Obwohl Gleims Interpretation eindeutig auf die zeitgenössische Gender Politik zielt, dass Mann und Frau nur gemeinsam eins ergeben und Mann und Frau in ihrer Ungleichheit gleichwertig sind, bewirkt er demonstrativ nicht nur in diesen Szenen, sondern auch in einer weiteren Szene das Gegenteil.

 

So wäre auch die Rolle der Gräfin Olivia zu überdenken. Obwohl Olivia durch ihre lange Trauer mit einem Schleier immer bedeckt die Verschlossene ist, bekundet sie mutig ihre Liebe zu Cesario, der diese Liebe nicht erwidert. In dieser Offenheit entblößt sie sich selbst und macht sich zum Narren, weshalb sie auch den Hofnarren entlässt, denn zwei Narren wären doch einer zuviel. Dennoch wird hier eine weiterhin eher zugeknöpfte Olivia präsentiert, die nach langjähriger sexueller Entsagungen tatsächlich, quasi über Nacht zu einer fickrigen Lady mutiert. In dieser Interpretation wird im Übrigen diese zappelige Geilheit der Olivia von Antje Hochholdinger sehr glaubwürdig dargestellt. Gerade aber dieser seelischen Entblößung einer nicht erwiderten Liebeserklärung wäre doch die Nacktheit zugeschrieben. Ihre schmachtende Sehnsucht nach fleischlicher Einigung hätte besser durch Entkleidung und Onanie gezeigt werden können, als durch sexuell angedeutete tätliche Übergriffe an den heiß begehrten und geliebten Cesario. Schließlich aber entscheidet nicht nackte Haut über die Modernität eines Stückes.
Es scheint als habe Johannes Gleim Angst vor seinen eigenen Ideen und deren Umsetzung.
Oder Angst vor dem Publikum. Was ihr wollt, ist gefallen… oder… Was, ihr wollt gefallen…, die Entscheidung bleibt letztlich bei einem selbst.

 

Nichts desto trotz haben das gesamte Ensemble des Theaters und seine Gäste ihr Bestes gegeben.

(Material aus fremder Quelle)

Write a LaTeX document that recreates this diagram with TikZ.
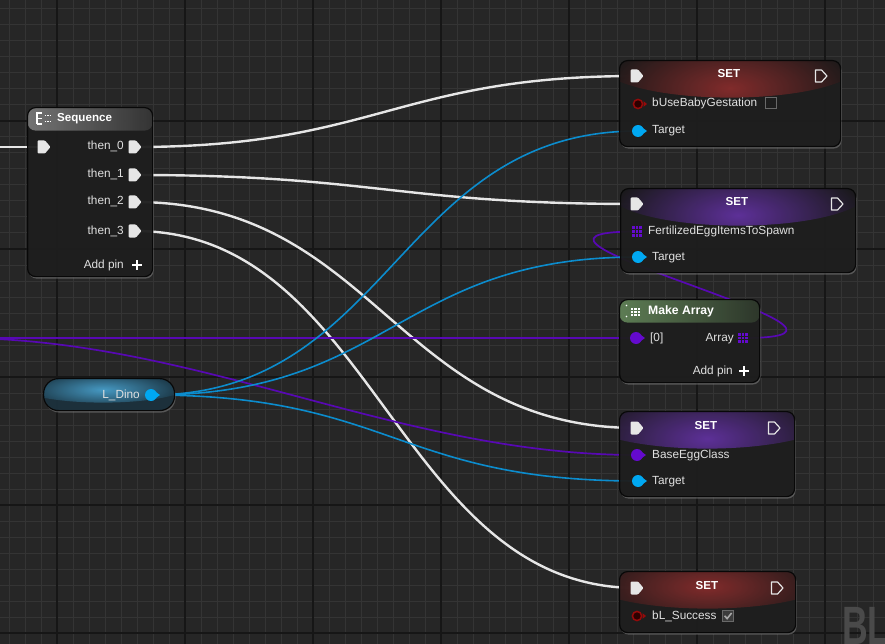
\documentclass[tikz,border=0pt]{standalone}
\usepackage{fontspec}
\setmainfont{Liberation Sans}
\usetikzlibrary{shadows}

\definecolor{bgcol}{RGB}{38,38,38}
\definecolor{gridminor}{RGB}{52,52,52}
\definecolor{gridmajor}{RGB}{22,22,22}
\definecolor{nodebg}{RGB}{24,24,24}
\definecolor{nodeedge}{RGB}{8,8,8}
\definecolor{labelcol}{RGB}{224,224,224}
\definecolor{execcol}{RGB}{230,230,230}
\definecolor{objblue}{RGB}{12,140,205}
\definecolor{pinblue}{RGB}{0,168,242}
\definecolor{arrpurple}{RGB}{88,8,180}
\definecolor{pinpurple}{RGB}{100,10,205}
\definecolor{boolred}{RGB}{150,10,10}
\definecolor{booldark}{RGB}{45,0,0}
\definecolor{setred}{RGB}{140,45,45}
\definecolor{setpurple}{RGB}{100,50,165}
\definecolor{mkgreen}{RGB}{100,135,90}
\definecolor{seqgray}{RGB}{125,125,125}
\definecolor{dinoblue}{RGB}{75,165,210}
\definecolor{dinobase}{RGB}{22,44,56}
\definecolor{wmgray}{RGB}{74,74,74}
\definecolor{boxgray}{RGB}{105,105,105}

\tikzset{
  bpnode/.style={draw=nodeedge, line width=1.2pt, fill=nodebg, fill opacity=.9,
    rounded corners=8pt, anchor=north west, inner sep=0pt,
    drop shadow={shadow xshift=1pt, shadow yshift=-2pt, opacity=.55}},
  setnode/.style={bpnode, path picture={
    \shade[inner color=#1, outer color=nodebg]
      ([yshift=-3pt]path picture bounding box.north) ellipse (130pt and 34pt);}},
  barnode/.style={bpnode, path picture={
    \shade[left color=#1, right color=#1!30!nodebg]
      (path picture bounding box.north west) rectangle ([yshift=-23pt]path picture bounding box.north east);}},
  pinlabel/.style={text=labelcol, font=\fontsize{11.8}{14}\selectfont, inner sep=0pt,
    text height=8.6pt, text depth=2.6pt},
  titlelabel/.style={text=white, font=\fontsize{11.6}{14}\selectfont\bfseries, inner sep=0pt,
    text height=8.6pt, text depth=2.6pt},
  execwire/.style={execcol, line width=2.4pt},
  objwire/.style={objblue, line width=1.6pt},
  arrwire/.style={arrpurple, line width=1.7pt},
  pics/execin/.style={code={
    \fill[execcol, rounded corners=1pt] (-6.5,-6.5) -- (1,-6.5) -- (6.5,0) -- (1,6.5) -- (-6.5,6.5) -- cycle;}},
  pics/execout/.style={code={
    \draw[execcol, line width=1.2pt, line join=round] (-5.5,-6) -- (0.5,-6) -- (6,0) -- (0.5,6) -- (-5.5,6) -- cycle;}},
  pics/datapin/.style={code={
    \fill[#1] (0,0) circle (6pt);
    \fill[#1] (4.5,-3.2) -- (9,0) -- (4.5,3.2) -- cycle;}},
  pics/boolpin/.style={code={
    \fill[booldark] (0,0) circle (4.6pt);
    \draw[boolred, line width=1.5pt] (0,0) circle (4.6pt);
    \fill[boolred] (5.5,-2.8) -- (9,0) -- (5.5,2.8) -- cycle;}},
  pics/arricon/.style={code={
    \foreach \i in {-1,0,1} \foreach \j in {-1,0,1}
      \fill[pinpurple] (\i*3.6-1.45,\j*3.6-1.45) rectangle +(2.9,2.9);}},
  pics/checkbox/.style={code={
    \draw[boxgray, line width=1pt] (-5.5,-5.5) rectangle (5.5,5.5);}},
  pics/checkedbox/.style={code={
    \fill[boxgray!45!nodebg] (-5.5,-5.5) rectangle (5.5,5.5);
    \draw[boxgray, line width=1pt] (-5.5,-5.5) rectangle (5.5,5.5);
    \draw[labelcol!75!black, line width=1.6pt] (-3.4,-0.2) -- (-0.9,2.6) -- (3.6,-3);}},
  pics/addplus/.style={code={
    \draw[white, line width=2.2pt] (-4.8,0) -- (4.8,0) (0,-4.8) -- (0,4.8);}}
}

\begin{document}
\begin{tikzpicture}[x=1pt, y=-1pt]
  \useasboundingbox (0,0) rectangle (885,644);
  \clip (0,0) rectangle (885,644);
  % canvas grid
  \fill[bgcol] (0,0) rectangle (885,644);
  \foreach \gx in {9,25,...,889} \draw[gridminor, line width=1pt] (\gx,0) -- (\gx,644);
  \foreach \gy in {9,25,...,649} \draw[gridminor, line width=1pt] (0,\gy) -- (885,\gy);
  \foreach \gx in {57,185,...,825} \draw[gridmajor, line width=1.3pt] (\gx,0) -- (\gx,644);
  \foreach \gy in {121,249,377,505,633} \draw[gridmajor, line width=1.3pt] (0,\gy) -- (885,\gy);

  % pins
  \coordinate (execsrc) at (-20,147);
  \coordinate (arrsrc) at (-42,338);
  \coordinate (seqin) at (44,147);
  \coordinate (then0) at (135,147);
  \coordinate (then1) at (135,175);
  \coordinate (then2) at (135,202);
  \coordinate (then3) at (135,231);
  \coordinate (dinoout) at (151,395);
  \coordinate (gestin) at (637,76);
  \coordinate (gestout) at (821,76);
  \coordinate (gestbool) at (638,104);
  \coordinate (gesttarget) at (638,131);
  \coordinate (fertin) at (637,204);
  \coordinate (fertout) at (837,204);
  \coordinate (fertarr) at (637,231.5);
  \coordinate (ferttarget) at (638,257);
  \coordinate (mkelem) at (636,338);
  \coordinate (mkarr) at (743,338);
  \coordinate (eggin) at (637,428);
  \coordinate (eggout) at (774,428);
  \coordinate (eggclass) at (637,455);
  \coordinate (eggtarget) at (638,481);
  \coordinate (succin) at (637,588);
  \coordinate (succout) at (777,588);
  \coordinate (succbool) at (637,616);

  % wires
  \draw[execwire] (execsrc) -- (seqin);
  \draw[execwire] (then0) .. controls +(240,0) and +(-240,0) .. (gestin);
  \draw[execwire] (then1) .. controls +(240,0) and +(-240,0) .. (fertin);
  \draw[execwire] (then2) .. controls +(240,0) and +(-240,0) .. (eggin);
  \draw[execwire] (then3) .. controls +(240,0) and +(-240,0) .. (succin);
  \draw[arrwire] (arrsrc) -- (mkelem);
  \draw[arrwire] (arrsrc) .. controls +(240,0) and +(-240,0) .. (eggclass);
  \draw[arrwire] (mkarr) .. controls +(185,0) and +(-185,0) .. (fertarr);
  \draw[objwire] (dinoout) .. controls +(240,0) and +(-240,0) .. (gesttarget);
  \draw[objwire] (dinoout) .. controls +(240,0) and +(-240,0) .. (ferttarget);
  \draw[objwire] (dinoout) .. controls +(240,0) and +(-240,0) .. (eggtarget);

  % nodes
  \node[barnode=seqgray, minimum width=125pt, minimum height=169pt] (seq) at (27,107) {};
  \node[setnode=setred, minimum width=221pt, minimum height=86pt] (gest) at (619,60) {};
  \node[setnode=setpurple, minimum width=235pt, minimum height=84pt] (fert) at (620,188) {};
  \node[barnode=mkgreen, minimum width=140pt, minimum height=83pt] (mkarray) at (619,299) {};
  \node[setnode=setpurple, minimum width=175pt, minimum height=85pt] (egg) at (619,411) {};
  \node[setnode=setred, minimum width=176pt, minimum height=61pt] (succ) at (619,571) {};
  \node[bpnode, fill=dinobase, rounded corners=15pt, minimum width=131pt, minimum height=32pt,
    path picture={\shade[inner color=dinoblue, outer color=dinobase]
      ([xshift=-6pt,yshift=-7pt]path picture bounding box.north) ellipse (85pt and 17pt);}] (dino) at (43,378) {};

  % Sequence
  \draw[white, line width=1.3pt] (37,112.5) -- (37,124) (37,113) -- (42,113) (37,118.5) -- (42,118.5) (37,124) -- (42,124);
  \draw[white, line width=1.3pt, dash pattern=on 1.5pt off 1pt] (44.5,115.5) -- (51,115.5) (44.5,121.5) -- (51,121.5);
  \node[titlelabel, anchor=west] (seqtitle) at (57,118.5) {Sequence};
  \pic at (seqin) {execin};
  \pic at (then0) {execin};
  \pic at (then1) {execin};
  \pic at (then2) {execin};
  \pic at (then3) {execin};
  \node[pinlabel, anchor=east] (then0lbl) at (124,147) {then\_0};
  \node[pinlabel, anchor=east] (then1lbl) at (124,175) {then\_1};
  \node[pinlabel, anchor=east] (then2lbl) at (124,202) {then\_2};
  \node[pinlabel, anchor=east] (then3lbl) at (124,231) {then\_3};
  \node[pinlabel, anchor=east] (seqadd) at (124,265) {Add pin};
  \pic at (137,265) {addplus};

  % SET bUseBabyGestation
  \node[titlelabel] (gesttitle) at (729,74.5) {SET};
  \pic at (gestin) {execin};
  \pic at (gestout) {execout};
  \pic at (gestbool) {boolpin};
  \node[pinlabel, anchor=west] (gestlbl) at (652,104) {bUseBabyGestation};
  \pic at (771,103.5) {checkbox};
  \pic at (gesttarget) {datapin=pinblue};
  \node[pinlabel, anchor=west] (gesttgt) at (652,131) {Target};

  % SET FertilizedEggItemsToSpawn
  \node[titlelabel] (ferttitle) at (737,202.5) {SET};
  \pic at (fertin) {execin};
  \pic at (fertout) {execout};
  \pic at (fertarr) {arricon};
  \node[pinlabel, anchor=west] (fertlbl) at (648,231.5) {FertilizedEggItemsToSpawn};
  \pic at (ferttarget) {datapin=pinblue};
  \node[pinlabel, anchor=west] (ferttgt) at (652,257) {Target};

  % Make Array
  \fill[white] (626.5,305.5) circle (0.9pt) (626.5,316.5) circle (0.9pt);
  \foreach \i in {0,1,2} \foreach \j in {0,1,2}
    \fill[white] (631+\i*3.3,307.5+\j*3.3) rectangle +(2.2,2.2);
  \node[titlelabel, font=\fontsize{12.2}{14}\selectfont\bfseries, anchor=west] (mktitle) at (648,311) {Make Array};
  \pic at (mkelem) {datapin=pinpurple};
  \node[pinlabel, anchor=west] (mkelemlbl) at (650,338) {[0]};
  \node[pinlabel, anchor=east] (mkarrlbl) at (734,338) {Array};
  \pic at (mkarr) {arricon};
  \node[pinlabel, anchor=east] (mkadd) at (733,371) {Add pin};
  \pic at (744,371) {addplus};

  % SET BaseEggClass
  \node[titlelabel] (eggtitle) at (706,426.5) {SET};
  \pic at (eggin) {execin};
  \pic at (eggout) {execout};
  \pic at (eggclass) {datapin=pinpurple};
  \node[pinlabel, anchor=west] (egglbl) at (652,455) {BaseEggClass};
  \pic at (eggtarget) {datapin=pinblue};
  \node[pinlabel, anchor=west] (eggtgt) at (652,481) {Target};

  % SET bL_Success
  \node[titlelabel] (succtitle) at (707,586.5) {SET};
  \pic at (succin) {execin};
  \pic at (succout) {execout};
  \pic at (succbool) {boolpin};
  \node[pinlabel, anchor=west] (succlbl) at (652,616) {bL\_Success};
  \pic at (728,616) {checkedbox};

  % L_Dino
  \node[pinlabel, anchor=east] (dinolbl) at (140,395) {L\_Dino};
  \pic at (dinoout) {datapin=pinblue};

  % watermark
  \node[anchor=north west, inner sep=0pt, text=wmgray, xscale=.66,
    font=\fontsize{54}{54}\selectfont\bfseries] (wm) at (842,607) {BLUEPRINT};
\end{tikzpicture}
\end{document}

Julia Schranz als androgynes Wesen, pendelnd zwischen männlichen und weiblichen Gefühlen als Viola und Cesario; irritierend Antje Hocholdinger als einerseits verschlossene Trauernde und andererseits, wie bereits erwähnt, gamsige Lady; herausragend Hannes Gastinger, der gekonnt Malvolios geheimen Gelüste veräußerlichte und vom Puritanismus zum Wahnsinn fand und schließlich die intrigante dreier Bande: Karin Yoko Jochum, als intrigierende Kammerzofe, Oliver Rosskopf als verschmähter bleichgesichtige Liebhaber und sein rülpsender Freund Sir Toby, gespielt von Roland Düringer himself. In den Nebenrollen Klaus Haberl als Valentin, Diener am Hofe Orsinos; Philipp Brammer als Antonio, Matrose und Retter Sebastians; Othmar Schratt als der Kapitän und Freund Violas und natürlich nicht zu vergessen Christine Jirku als Hofnarr Feste.
Eine wenig tragende Rolle bekamen die Hauptfiguren des Stückes Thomas Richter als Herzog Orsino und Hendrik Winkler als Zwillingsbruder Sebastian.

 

Finally, das Publikum bekundete as you like it and it was very amused und danket mit langem Applaus und lauten Zurufen.
Möge sich trotz meiner Kritik das Haus weiterhin so voll füllen, wie an diesem Abend… und bleiben sie mit Shakespeare in love!